News & Commentary

April 26, 2019

The Eighth Circuit stayed further consideration of Horton v. Midwest Geriatric Management, LLC following the Supreme Court’s decision to take up Bostock and ZardaHorton, like the aforementioned cases, concerns whether Title VII’s bar against discrimination because of sex extends to discrimination because of sexual orientation.  Read Adrienne’s earlier summary of oral argument in Horton here.

Yesterday former Vice President Joe Biden announced his long-expected candidacy for the Democratic nomination for President.  POLITICO reports that Biden can already count on the support of some heavyweights in organized labor.  On Monday, he will be joined by United Steelworkers President Leo Gerard to formally launch his campaign at the union hall of Teamsters Local 249 in Pittsburgh.  The New York Times characterizes Biden’s economic agenda as “populist” with a “focus[] on income inequality and workers’ rights.”  In addition to supporting a $15 minimum wage, [h]e has called for a ban on noncompete agreements that prevent workers from taking jobs at competitors, and has advocated policies that would let workers discuss how much they are paid without retaliation [which the National Labor Relations Act already protects].”  But Biden has also been widely criticized for his treatment in 1991 of sexual harassment victim Anita Hill and his inappropriate interactions with women, which many have said would not be tolerated in a workplace context.  Payday Report also points out that Biden’s first official fundraiser last night was hosted by Steve Cozen, founder of union-avoidance law firm Cozen O’Connor.  A headline from New York Magazine reads: “Biden Boasts Strong Support From Unions, Union Busters.”

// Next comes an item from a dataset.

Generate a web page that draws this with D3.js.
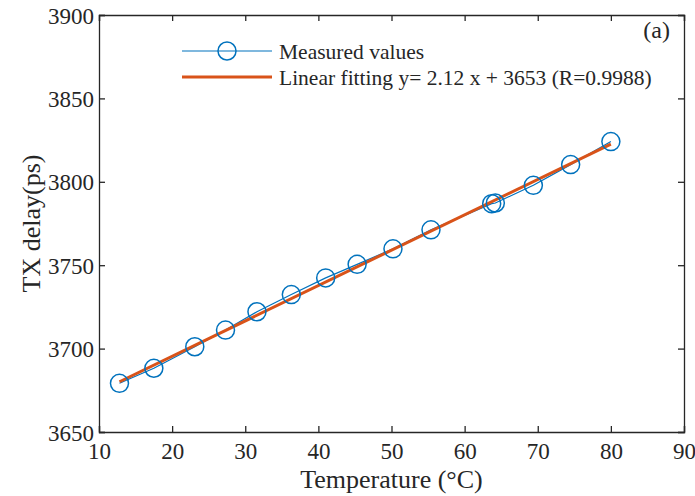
<!DOCTYPE html>
<html>
<head>
<meta charset="utf-8">
<script src="https://cdn.jsdelivr.net/npm/d3@7"></script>
<style>
  html, body { margin: 0; padding: 0; background: #fff; }
  svg { display: block; }
  text { font-family: "Liberation Serif", "Times New Roman", serif; fill: #262626; }
</style>
</head>
<body>
<svg id="chart" width="695" height="496"></svg>
<script>
// Data
const temperature = [12.8, 17.5, 23.1, 27.3, 31.6, 36.3, 41.0, 45.3, 50.2, 55.4, 63.7, 64.2, 69.4, 74.5, 80.0];
const txDelay = [3679.2, 3688.2, 3701.1, 3711.1, 3722.1, 3732.4, 3742.4, 3750.5, 3759.8, 3771.2, 3786.9, 3787.3, 3797.9, 3810.3, 3824.1];
const fitSlope = 2.12;
const fitIntercept = 3653;
const xTicks = [10, 20, 30, 40, 50, 60, 70, 80, 90];
const yTicks = [3650, 3700, 3750, 3800, 3850, 3900];
const legendLabels = ["Measured values", "Linear fitting y= 2.12 x + 3653 (R=0.9988)"];
const panelLabel = "(a)";
const xLabel = "Temperature (\u00B0C)";
const yLabel = "TX delay(ps)";

const blue = "#0072BD", orange = "#D95319", axisColor = "#262626";
const serif = '"Liberation Serif", "Times New Roman", serif';
const m = { left: 99, right: 684, top: 15, bottom: 432 };

const svg = d3.select("#chart");
const x = d3.scaleLinear().domain([10, 90]).range([m.left, m.right]);
const y = d3.scaleLinear().domain([3650, 3900]).range([m.bottom, m.top]);

// Axes
const tickLen = 6;
const gx = svg.append("g").attr("transform", `translate(0,${m.bottom})`)
  .call(d3.axisBottom(x).tickValues(xTicks).tickSize(-tickLen).tickPadding(11).tickFormat(d3.format("d")));
const gxTop = svg.append("g").attr("transform", `translate(0,${m.top})`)
  .call(d3.axisTop(x).tickValues(xTicks).tickSize(-tickLen).tickFormat(""));
const gy = svg.append("g").attr("transform", `translate(${m.left},0)`)
  .call(d3.axisLeft(y).tickValues(yTicks).tickSize(-tickLen).tickPadding(5).tickFormat(d3.format("d")));
const gyR = svg.append("g").attr("transform", `translate(${m.right},0)`)
  .call(d3.axisRight(y).tickValues(yTicks).tickSize(-tickLen).tickFormat(""));

[gx, gxTop, gy, gyR].forEach(g => {
  g.attr("font-family", serif).attr("font-size", 23);
  g.select(".domain").attr("stroke", axisColor).attr("stroke-width", 1.3);
  g.selectAll(".tick line").attr("stroke", axisColor).attr("stroke-width", 1.3);
  g.selectAll(".tick text").attr("font-family", serif).attr("font-size", 23).attr("fill", axisColor);
});
gx.selectAll(".tick text").attr("dy", "0.71em");
gy.selectAll(".tick text").attr("dy", "0.35em");

// Measured line
const line = d3.line().x((d, i) => x(temperature[i])).y(d => y(d));
svg.append("path").datum(txDelay).attr("d", line)
  .attr("fill", "none").attr("stroke", blue).attr("stroke-width", 1.2);

// Fit line
const xMin = d3.min(temperature), xMax = d3.max(temperature);
svg.append("line")
  .attr("x1", x(xMin)).attr("y1", y(fitSlope * xMin + fitIntercept))
  .attr("x2", x(xMax)).attr("y2", y(fitSlope * xMax + fitIntercept))
  .attr("stroke", orange).attr("stroke-width", 3);

// Markers
svg.append("g").selectAll("circle").data(txDelay).join("circle")
  .attr("cx", (d, i) => x(temperature[i])).attr("cy", d => y(d)).attr("r", 9)
  .attr("fill", "none").attr("stroke", blue).attr("stroke-width", 1.5);

// Legend
const lg = svg.append("g");
lg.append("line").attr("x1", 182).attr("x2", 272).attr("y1", 51).attr("y2", 51)
  .attr("stroke", blue).attr("stroke-width", 1.2);
lg.append("circle").attr("cx", 227).attr("cy", 51).attr("r", 9)
  .attr("fill", "none").attr("stroke", blue).attr("stroke-width", 1.5);
lg.append("line").attr("x1", 182).attr("x2", 272).attr("y1", 77).attr("y2", 77)
  .attr("stroke", orange).attr("stroke-width", 3);
lg.selectAll("text").data(legendLabels).join("text")
  .attr("x", 279).attr("y", (d, i) => 51 + i * 26).attr("dy", "0.35em")
  .attr("font-family", serif).attr("font-size", 21.5).text(d => d);

// Panel label
svg.append("text").attr("x", 670).attr("y", 38).attr("text-anchor", "end")
  .attr("font-family", serif).attr("font-size", 24).text(panelLabel);

// Axis labels
svg.append("text").attr("x", (m.left + m.right) / 2).attr("y", 488)
  .attr("text-anchor", "middle").attr("font-family", serif).attr("font-size", 26).text(xLabel);
svg.append("text").attr("transform", `translate(40,${(m.top + m.bottom) / 2}) rotate(-90)`)
  .attr("text-anchor", "middle").attr("font-family", serif).attr("font-size", 26).text(yLabel);
</script>
</body>
</html>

James Hohmann at The Washington Post details the U.S. Chamber of Commerce’s planned evolution from a primarily Republican-allied group to a more centrist institution.  In recent years, the Chamber’s nearly exclusive support of Republican candidates, especially as the party increasingly embraces protectionism and restrictive immigration policies, has led to defection and dissatisfaction among some dues-paying member companies.  The Chamber has now begun a “charm offensive” targeting Democrats on Capitol Hill, particularly freshman members who the organization sees as more moderate.  As part of its strategic realignment, the Chamber will add new criteria to its candidate scorecard to make it easier for business-friendly Democrats to get higher ratings.

As Sejal reported on Wednesday, the two Google employees who organized last year’s walkout voiced concerns earlier this week that the company is retaliating against them.  Bloomberg Law calls attention to a new NLRB complaint filed on behalf of a Google employee by labor law firm Levy Ratner against the company for alleged retaliation for protected concerted activity.  Yesterday Google also announced a new set of policies to address worker concerns, including the establishment of a website for employees to submit complaints about workplace misconduct and a more expansive, Weingarten-like right to bring coworkers to investigatory interviews.